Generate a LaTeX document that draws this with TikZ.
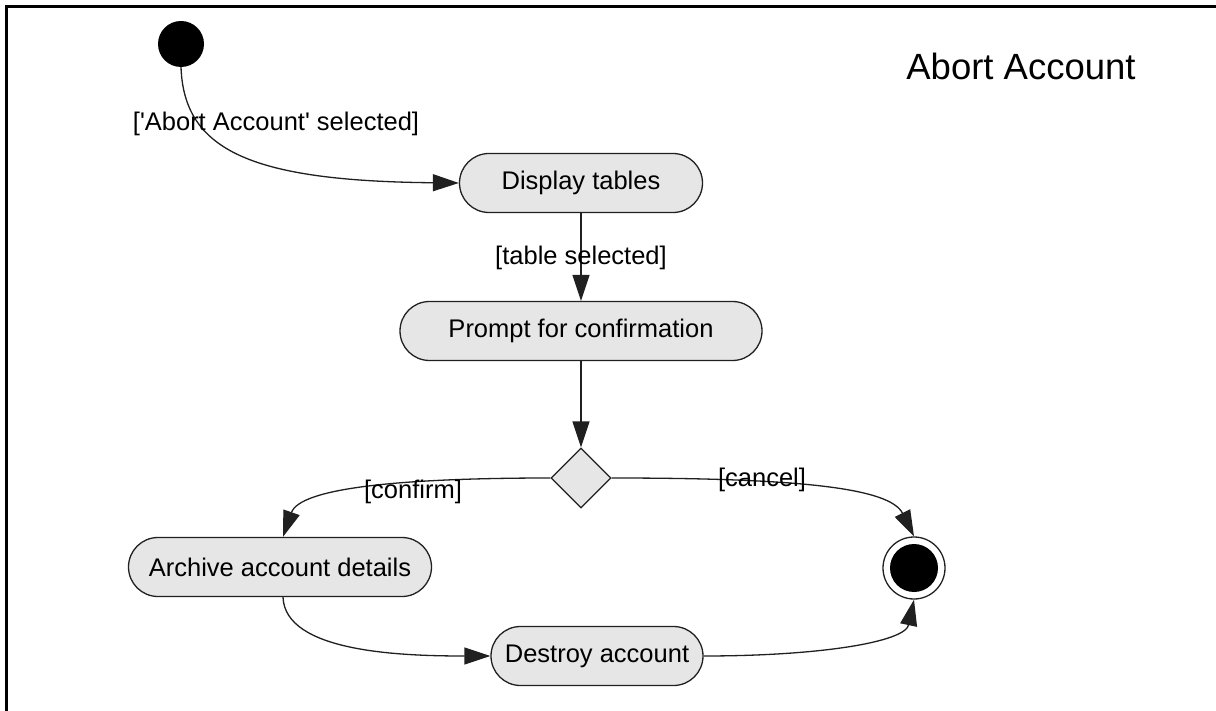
\documentclass[tikz,border=0pt]{standalone}
\usepackage{fontspec}
\setmainfont{Liberation Sans}
\usetikzlibrary{shapes.misc,shapes.geometric,arrows.meta}
\definecolor{actfill}{HTML}{E6E6E6}
\definecolor{edgecol}{HTML}{202020}
\tikzset{
  activity/.style={rounded rectangle, draw=edgecol, line width=1.3pt, fill=actfill,
    minimum height=59pt, inner sep=0pt, font=\fontsize{25.5}{28}\selectfont},
  decision/.style={diamond, draw=edgecol, line width=1.3pt, fill=actfill,
    minimum width=60pt, minimum height=60pt, inner sep=0pt},
  flow/.style={draw=edgecol, line width=1.3pt, -{Triangle[length=26pt,width=17pt]}},
  guard/.style={font=\fontsize{25.5}{28}\selectfont, inner sep=0pt},
}
\begin{document}
\begin{tikzpicture}[x=1pt,y=-1pt]
  \path[use as bounding box, clip] (0,0) rectangle (1216,711);
  \fill[white] (0,0) rectangle (1216,711);
  % frame
  \draw[line width=3pt] (6.5,6.5) rectangle (1240,740);
  % title
  \node[font=\fontsize{36.5}{40}\selectfont, inner sep=0pt] (title) at (1021,66) {Abort Account};

  % nodes
  \node[circle, fill=black, minimum size=46pt, inner sep=0pt] (start) at (181,44) {};
  \node[activity, minimum width=243pt] (display) at (581,183) {Display tables};
  \node[activity, minimum width=362pt] (prompt) at (581,331) {Prompt for confirmation};
  \node[decision] (choice) at (581,478) {};
  \node[activity, minimum width=303pt] (archive) at (280,567) {Archive account details};
  \node[activity, minimum width=212pt] (destroy) at (597,656) {Destroy account};
  \node[circle, draw=edgecol, line width=1.3pt, fill=white, minimum size=62pt, inner sep=0pt] (final) at (914,568) {};
  \node[circle, fill=black, minimum size=48pt, inner sep=0pt] (finaldot) at (final.center) {};

  % flows
  \draw[flow] (start.south) .. controls (184,150) and (250,181) .. (display.west);
  \draw[flow] (display.south) -- (prompt.north);
  \draw[flow] (prompt.south) -- (choice.north);
  \draw[flow] (choice.west) .. controls (400,478) and (300,488) .. ([xshift=3pt]archive.north);
  \draw[flow] (choice.east) .. controls (800,478) and (890,488) .. (final.north);
  \draw[flow] ([xshift=3pt]archive.south) .. controls (285,652) and (400,656) .. (destroy.west);
  \draw[flow] (destroy.east) .. controls (820,656) and (905,642) .. (final.south);

  % guards
  \node[guard] (g1) at (276,124) {[\textquotesingle Abort Account\textquotesingle{} selected]};
  \node[guard] (g2) at (581,258) {[table selected]};
  \node[guard] (g3) at (413,492) {[confirm]};
  \node[guard] (g4) at (762,480) {[cancel]};
\end{tikzpicture}
\end{document}
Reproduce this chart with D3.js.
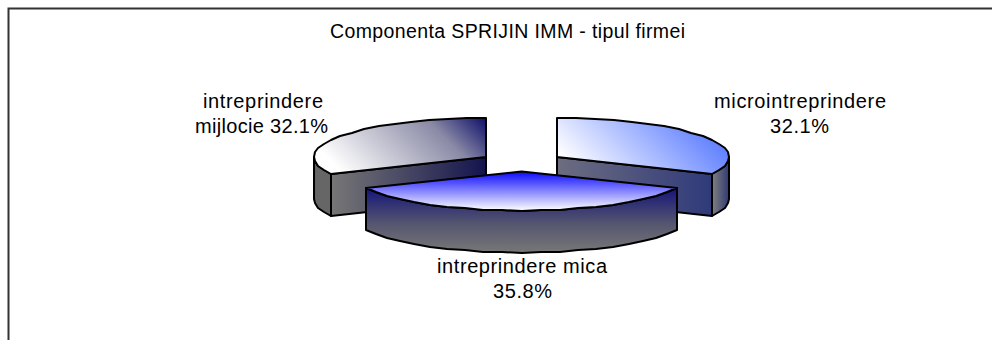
<!DOCTYPE html>
<html><head><meta charset="utf-8">
<script src="https://cdn.jsdelivr.net/npm/d3@7"></script>
<style>html,body{margin:0;padding:0;background:#fff}svg{display:block}text{font-family:"Liberation Sans",Arial,sans-serif;fill:#000}</style>
</head><body><svg id="c" width="992" height="340"></svg>
<script>
const chartTitle = "Componenta SPRIJIN IMM - tipul firmei";
const categories = ["microintreprindere", "intreprindere mica", "intreprindere mijlocie"];
const shares = [32.1, 35.8, 32.1];
const labelLines = [["microintreprindere","32.1%"],["intreprindere mica","35.8%"],["intreprindere","mijlocie 32.1%"]];
// layout of the label lines: centre x, baseline y, fitted width
const labelLayout = [
  [[800,108,172],[799.5,133,59]],
  [[522,273,170],[522.5,298,59]],
  [[263,108,120],[261.5,133,133]]
];

const svg = d3.select("#c");
const defs = svg.append("defs");
svg.append("path").attr("d","M8.5,340V8.5H992").attr("fill","none").attr("stroke","#333").attr("stroke-width",2);
svg.append("text").attr("x",507.5).attr("y",38).attr("text-anchor","middle").attr("font-size",19.5)
  .attr("textLength",355).attr("lengthAdjust","spacing").text(chartTitle);

const cx=521.5, cy=162, rx=172, ry=39, depth=42, explode=0.244;
const pie=d3.pie().sort(null).value(d=>d);
const arcs=pie(shares);
const lineGen=d3.line();
function grad(id,x1,y1,x2,y2,stops){
  const g=defs.append("linearGradient").attr("id",id).attr("gradientUnits","userSpaceOnUse")
    .attr("x1",x1).attr("y1",y1).attr("x2",x2).attr("y2",y2);
  stops.forEach(s=>g.append("stop").attr("offset",s[0]).attr("stop-color",s[1]));
  return `url(#${id})`;
}
function rim(a,ox,oy){
  const n=Math.max(6,Math.round((a.endAngle-a.startAngle)/0.11));
  return d3.range(n+1).map(i=>{
    const t=a.startAngle+(a.endAngle-a.startAngle)*i/n;
    return [Math.round(ox+rx*Math.sin(t)),Math.round(oy-ry*Math.cos(t))];
  });
}
const layers=arcs.map((a,i)=>{
  const mid=(a.startAngle+a.endAngle)/2;
  const ox=cx+explode*rx*Math.sin(mid), oy=cy-explode*ry*Math.cos(mid);
  return {a,i,ox,oy,pts:rim(a,ox,oy)};
});
function draw(d,fill,sel){
  sel.append("path").attr("d",lineGen(d)+"Z").attr("fill",fill)
    .attr("stroke","#000").attr("stroke-width",2).attr("stroke-linejoin","round");
}
[2,0,1].forEach(i=>{
  const L=layers[i], ap=[L.ox,L.oy], g=svg.append("g");
  const first=L.pts[0], last=L.pts[L.pts.length-1];
  const down=p=>[p[0],p[1]+depth];
  if(i===1){
    const side=[...L.pts,...L.pts.slice().reverse().map(down)];
    draw(side,grad("side1",0,L.oy+17,0,L.oy+39+depth,[[0,"#15157a"],[0.55,"#55566f"],[1,"#777777"]]),g);
    draw([ap,...L.pts],grad("top1",0,L.oy,0,L.oy+39,[[0,"#0a0aff"],[1,"#ffffff"]]),g);
  } else if(i===0){
    const kmax=d3.maxIndex(L.pts,p=>p[0]);
    const outer=L.pts.slice(kmax);
    draw([...outer,...outer.slice().reverse().map(down)],
      grad("out0",last[0],0,L.pts[kmax][0],0,[[0,"#808080"],[1,"#2f3a72"]]),g);
    draw([ap,last,down(last),down(ap)],grad("in0",ap[0],0,last[0],0,[[0,"#6d6d80"],[1,"#2f3a7a"]]),g);
    draw([ap,...L.pts],grad("top0",ap[0]+8,ap[1]+3,ap[0]+100,ap[1]-89,[[0,"#ffffff"],[1,"#5577ff"]]),g);
  } else {
    const k=d3.minIndex(L.pts,p=>p[0]);
    const outer=L.pts.slice(0,k+1);
    draw([...outer,...outer.slice().reverse().map(down)],
      grad("out2",L.pts[k][0],0,first[0],0,[[0,"#444444"],[0.1,"#666666"],[1,"#666666"]]),g);
    draw([ap,first,down(first),down(ap)],grad("in2",first[0],0,ap[0],0,[[0,"#777777"],[1,"#14144e"]]),g);
    draw([ap,...L.pts],grad("top2",ap[0]-146,ap[1]+13,ap[0]-48,ap[1]-85,[[0,"#ffffff"],[0.7,"#8a8aa6"],[1,"#12126c"]]),g);
  }
});

labelLines.forEach((ls,i)=>ls.forEach((s,j)=>{
  const [x,y,w]=labelLayout[i][j];
  svg.append("text").attr("text-anchor","middle").attr("font-size",20)
    .attr("x",x).attr("y",y).attr("textLength",w).attr("lengthAdjust","spacing").text(s);
}));
</script></body></html>
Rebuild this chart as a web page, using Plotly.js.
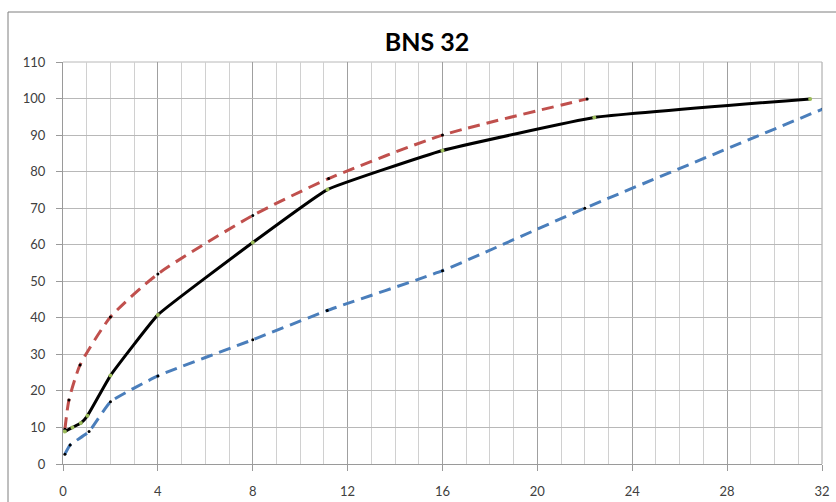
<!DOCTYPE html>
<html>
<head>
<meta charset="utf-8">
<script src="https://cdn.plot.ly/plotly-3.0.1.min.js"></script>
<style>
html,body{margin:0;padding:0;background:#fff;}
#chart{width:836px;height:502px;}
</style>
</head>
<body>
<div id="chart"></div>
<script>
// Black solid series
const blackX = [0.08, 0.4, 0.75, 1.03, 2.0, 4.0, 8.0, 11.15, 16.0, 22.4, 31.5];
const blackY = [8.9, 10.0, 11.2, 13.2, 24.2, 40.8, 60.6, 75.1, 85.8, 94.8, 99.9];
// Red dashed series
const redX = [0.08, 0.25, 0.72, 2.0, 4.0, 8.0, 11.2, 16.0, 22.1];
const redY = [9.5, 17.5, 27.1, 40.2, 52.0, 68.0, 78.1, 90.0, 99.9];
// Blue dashed series
const blueX = [0.08, 0.3, 1.1, 2.0, 4.0, 8.0, 11.14, 16.0, 22.0, 32.05];
const blueY = [2.7, 5.2, 8.9, 17.0, 24.1, 34.0, 42.0, 52.9, 70.0, 97.2];

const titleText = 'BNS 32';
const xTicks = [0, 4, 8, 12, 16, 20, 24, 28, 32];
const yTicks = [0, 10, 20, 30, 40, 50, 60, 70, 80, 90, 100, 110];

const font = 'Lato, "Open Sans", sans-serif';

const traces = [
  {x: redX, y: redY, mode: 'lines+markers', line: {color: '#C0504D', width: 3, dash: '12px,7px', shape: 'spline', smoothing: 0.6},
   marker: {color: '#000', size: 3}, hoverinfo: 'skip'},
  {x: blueX, y: blueY, mode: 'lines+markers', line: {color: '#4A7EBB', width: 3, dash: '12px,7px', shape: 'spline', smoothing: 0.4},
   marker: {color: '#000', size: 3}, hoverinfo: 'skip'},
  {x: blackX, y: blackY, mode: 'lines+markers', line: {color: '#000', width: 3, shape: 'spline', smoothing: 0.3},
   marker: {color: '#9BBB59', size: 4}, hoverinfo: 'skip'}
];

const layout = {
  width: 836, height: 502,
  margin: {l: 63, r: 14, t: 62, b: 38},
  paper_bgcolor: '#fff', plot_bgcolor: '#fff',
  showlegend: false,
  title: {text: '<b>' + titleText + '</b>', font: {family: font, size: 25, color: '#000'},
          x: 427 / 836, xanchor: 'center', y: 1 - 42 / 502, yanchor: 'middle'},
  xaxis: {
    range: [0, 32], tickvals: xTicks, ticktext: xTicks.map(String),
    showgrid: true, gridcolor: '#a0a0a0', gridwidth: 1,
    minor: {dtick: 1, tick0: 0, showgrid: true, gridcolor: '#d0d0d0', gridwidth: 1, ticks: ''},
    ticks: 'outside', ticklen: 6, tickcolor: '#9a9a9a',
    showline: true, linecolor: '#9a9a9a', linewidth: 1, mirror: false,
    zeroline: false, ticklabelstandoff: 9,
    tickfont: {family: font, size: 13, color: '#404040'}, fixedrange: true
  },
  yaxis: {
    range: [0, 110], tickvals: yTicks, ticktext: yTicks.map(String),
    showgrid: true, gridcolor: '#b8b8b8', gridwidth: 1,
    ticks: 'outside', ticklen: 6, tickcolor: '#9a9a9a',
    showline: true, linecolor: '#9a9a9a', linewidth: 1,
    zeroline: false, ticklabelstandoff: 8,
    tickfont: {family: font, size: 13, color: '#404040'}, fixedrange: true
  },
  shapes: [
    {type: 'line', xref: 'paper', yref: 'paper', x0: (8 - 63) / 759, x1: (8 - 63) / 759, y0: (464 - 12) / 402, y1: -0.2,
     line: {color: '#7f7f7f', width: 1}},
    {type: 'line', xref: 'paper', yref: 'paper', x0: (8 - 63) / 759, x1: 1.1, y0: (464 - 12) / 402, y1: (464 - 12) / 402,
     line: {color: '#7f7f7f', width: 1}},
    {type: 'line', xref: 'paper', yref: 'paper', x0: 1, x1: 1, y0: 0, y1: 1,
     line: {color: '#a0a0a0', width: 1}, layer: 'below'},
    {type: 'line', xref: 'paper', yref: 'paper', x0: 0, x1: 1, y0: 1, y1: 1,
     line: {color: '#b8b8b8', width: 1}, layer: 'below'}
  ]
};

Plotly.newPlot('chart', traces, layout, {displayModeBar: false, staticPlot: true});
</script>
</body>
</html>
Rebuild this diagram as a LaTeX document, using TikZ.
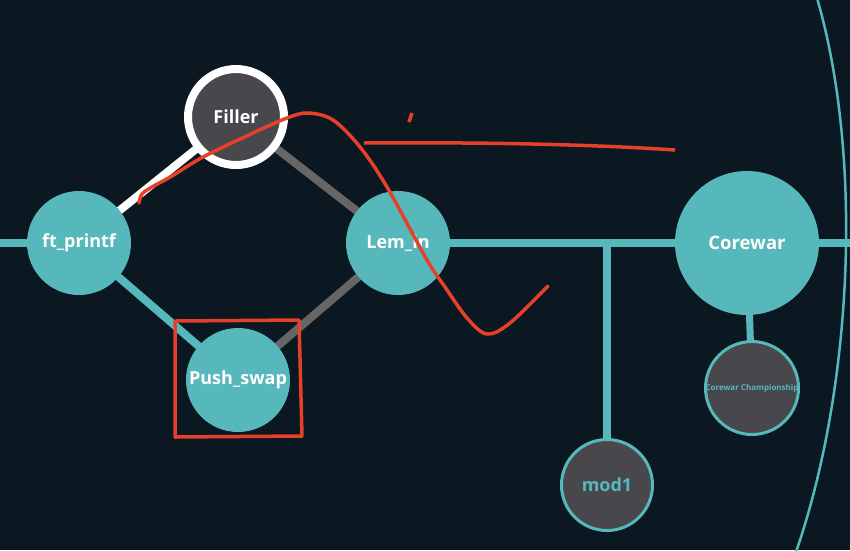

> **Exercise task**
Please extract exactly the lines of the data, from the first through the line containing "minimum size=48pt, inner", and add no pictures to the copy.

> **Final result**
Generate a LaTeX document that draws this with TikZ.
\documentclass[tikz,border=0pt]{standalone}
\usepackage{fontspec}
\setmainfont{Liberation Sans}
\usetikzlibrary{shapes.misc,shapes.geometric,arrows.meta}
\definecolor{actfill}{HTML}{E6E6E6}
\definecolor{edgecol}{HTML}{202020}
\tikzset{
  activity/.style={rounded rectangle, draw=edgecol, line width=1.3pt, fill=actfill,
    minimum height=59pt, inner sep=0pt, font=\fontsize{25.5}{28}\selectfont},
  decision/.style={diamond, draw=edgecol, line width=1.3pt, fill=actfill,
    minimum width=60pt, minimum height=60pt, inner sep=0pt},
  flow/.style={draw=edgecol, line width=1.3pt, -{Triangle[length=26pt,width=17pt]}},
  guard/.style={font=\fontsize{25.5}{28}\selectfont, inner sep=0pt},
}
\begin{document}
\begin{tikzpicture}[x=1pt,y=-1pt]
  \path[use as bounding box, clip] (0,0) rectangle (1216,711);
  \fill[white] (0,0) rectangle (1216,711);
  % frame
  \draw[line width=3pt] (6.5,6.5) rectangle (1240,740);
  % title
  \node[font=\fontsize{36.5}{40}\selectfont, inner sep=0pt] (title) at (1021,66) {Abort Account};

  % nodes
  \node[circle, fill=black, minimum size=46pt, inner sep=0pt] (start) at (181,44) {};
  \node[activity, minimum width=243pt] (display) at (581,183) {Display tables};
  \node[activity, minimum width=362pt] (prompt) at (581,331) {Prompt for confirmation};
  \node[decision] (choice) at (581,478) {};
  \node[activity, minimum width=303pt] (archive) at (280,567) {Archive account details};
  \node[activity, minimum width=212pt] (destroy) at (597,656) {Destroy account};
  \node[circle, draw=edgecol, line width=1.3pt, fill=white, minimum size=62pt, inner sep=0pt] (final) at (914,568) {};
  \node[circle, fill=black, minimum size=48pt, inner sep=0pt] (finaldot) at (final.center) {};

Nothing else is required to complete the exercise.